June 25, 2008
By: Adam Erace
In these dining days, even the most uneducated line cook is trying to pair ingredients into new, often strange, unions. There are very few restaurants that you should trust blindly with combinations that sound too weird to be good. In case you were wondering, here they are:
Duck, Chocolate and Orange: James
This is the combination that got all the press when James premiered its Italian-inflected menu in January 2007. Hand-cut pappardelle. Orange zest. Duck ragu. Chocolate in the ragu, plus more shaved tableside on a microplane. The bitter and acidity cocoa balances the richness of the braised duck meat, while the orange provides a gentle spark of brightness. The notes of flavor are fleeting and work as a unified whole rather than being an unpleasant power struggle. It doesn’t hurt that the pasta is perfectly al dente every time too.
Violet and Ice Cream: Ansill
David Ansill won’t divulge the recipe for the violet ice cream he serves up for dessert at his namesake small plater. It’s a fiercely guarded secret of his French wife, Catherine Gilbert, who develops most of the desserts here. Chances are, after your first spoonful of the vividly blue ice cream garnished with candied violets, you won’t care how it’s made; you’ll just be grateful someone made it. The taste of fresh cold cream forms a nice backdrop to the haunting, subtle notes of flower and grass. It’s okay; go ahead and lick the bowl.
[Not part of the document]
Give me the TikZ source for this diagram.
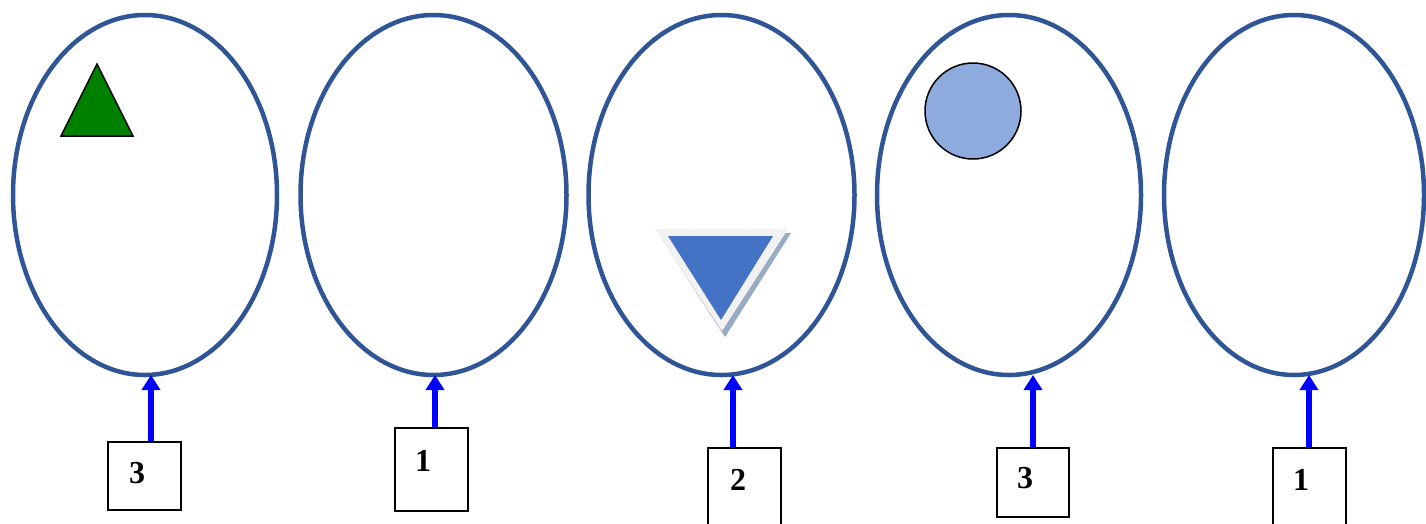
\documentclass[tikz,border=0pt]{standalone}
\usepackage{fontspec}
\setmainfont{Liberation Serif}
\usetikzlibrary{shapes.geometric,arrows.meta}
\definecolor{ellblue}{HTML}{2F5597}
\definecolor{trigreen}{HTML}{008000}
\definecolor{triblue}{HTML}{4472C4}
\definecolor{trishadow}{HTML}{97ABC2}
\definecolor{triborder}{HTML}{F2F2F2}
\definecolor{circblue}{HTML}{8FAADC}
\tikzset{
  cell/.style={ellipse, draw=ellblue, line width=4.5pt, minimum width=264pt, minimum height=360pt, inner sep=0pt, outer sep=0pt},
  numbox/.style={rectangle, draw=black, line width=1.5pt, fill=white, inner sep=0pt, outer sep=0pt, anchor=north west},
  numtext/.style={font=\fontsize{32pt}{32pt}\selectfont\bfseries, inner sep=0pt},
  uparrow/.style={draw=blue, line width=6pt, -{Triangle[width=18pt,length=15pt]}, shorten <=0.75pt}
}
\begin{document}
\begin{tikzpicture}[x=1pt,y=-1pt]
\useasboundingbox (0,0) rectangle (1426,523);
% ellipses
\node[cell] (e1) at (145,195) {};
\node[cell, minimum width=266pt] (e2) at (433.5,195) {};
\node[cell, minimum width=266pt] (e3) at (721.5,195) {};
\node[cell] (e4) at (1009,195) {};
\node[cell, minimum width=260pt] (e5) at (1294,195) {};
% shapes inside
\draw[fill=trigreen, draw=black, line width=1.5pt, line join=miter] (97,64) -- (61,136) -- (133,136) -- cycle;
\fill[trishadow] (658,233) -- (791,233) -- (725,337) -- cycle;
\fill[triborder] (655,229) -- (788,229) -- (722,331) -- cycle;
\fill[triblue] (668,236) -- (773,236) -- (721,320) -- cycle;
\node[circle, draw=black, line width=1.5pt, fill=circblue, minimum size=96pt, inner sep=0pt] (c1) at (973,111) {};
% boxes
\node[numbox, minimum width=73pt, minimum height=68pt] (b1) at (108,442) {};
\node[numbox, minimum width=73pt, minimum height=83pt] (b2) at (395,428) {};
\node[numbox, minimum width=73pt, minimum height=90pt] (b3) at (708,448) {};
\node[numbox, minimum width=72pt, minimum height=69pt] (b4) at (997,448) {};
\node[numbox, minimum width=73pt, minimum height=90pt] (b5) at (1273,448) {};
% labels
\node[numtext] (t1) at (137,473) {3};
\node[numtext] (t2) at (423,461) {1};
\node[numtext] (t3) at (738,480) {2};
\node[numtext] (t4) at (1025,478) {3};
\node[numtext] (t5) at (1301,480) {1};
% arrows
\draw[uparrow] (b1.north -| 151,0) -- (e1.south -| 151,0);
\draw[uparrow] (b2.north -| 435,0) -- (e2.south -| 435,0);
\draw[uparrow] (b3.north -| 733,0) -- (e3.south -| 733,0);
\draw[uparrow] (b4.north -| 1033,0) -- (e4.south -| 1033,0);
\draw[uparrow] (b5.north -| 1309,0) -- (e5.south -| 1309,0);
\end{tikzpicture}
\end{document}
Tabasco and Powdered Sugar: Les Bon Temps
John Mims, executive chef and owner of this converted Midtown Village mansion, and his chef de cuisine Brett Naylor take pride in lightening the classic recipes of Louisiana. Gumbo, etouffee, shrimp and grits; you name it, they update it. Classic New Orleans beignets are given a savory spin with an eggplant stuffing and a splash of Tabasco sauce. But Mims and Naylor still shower the fritters in confectioner’s sugar, just like they do on the streetcarts of New Orleans. The hot-and-sweet combination is weird at first bite, then evolves in intriguing, then delicious.
Kumquat, Chocolate, Yogurt and Pistachio: Zahav
Michael Solomonov and Steve Cook’s Israeli dream offers two takes on konafi, or shredded phyllo dough, desserts. The classic old-school version is treated with rose water, while the new-school one balances lebaneh (super-tangy Middle Eastern yogurt-cheese) ice cream over bitter chocolate chips, kumquats and a nest of the shredded pyhllo. Solomonov scatters vibrantly green pistachios over the whole dessert. Here, the sum is clearly greater than the whole of its parts and each forkful sings a sweet-and-sour song balanced by the savory qualities of the chocolate and salty pistachios.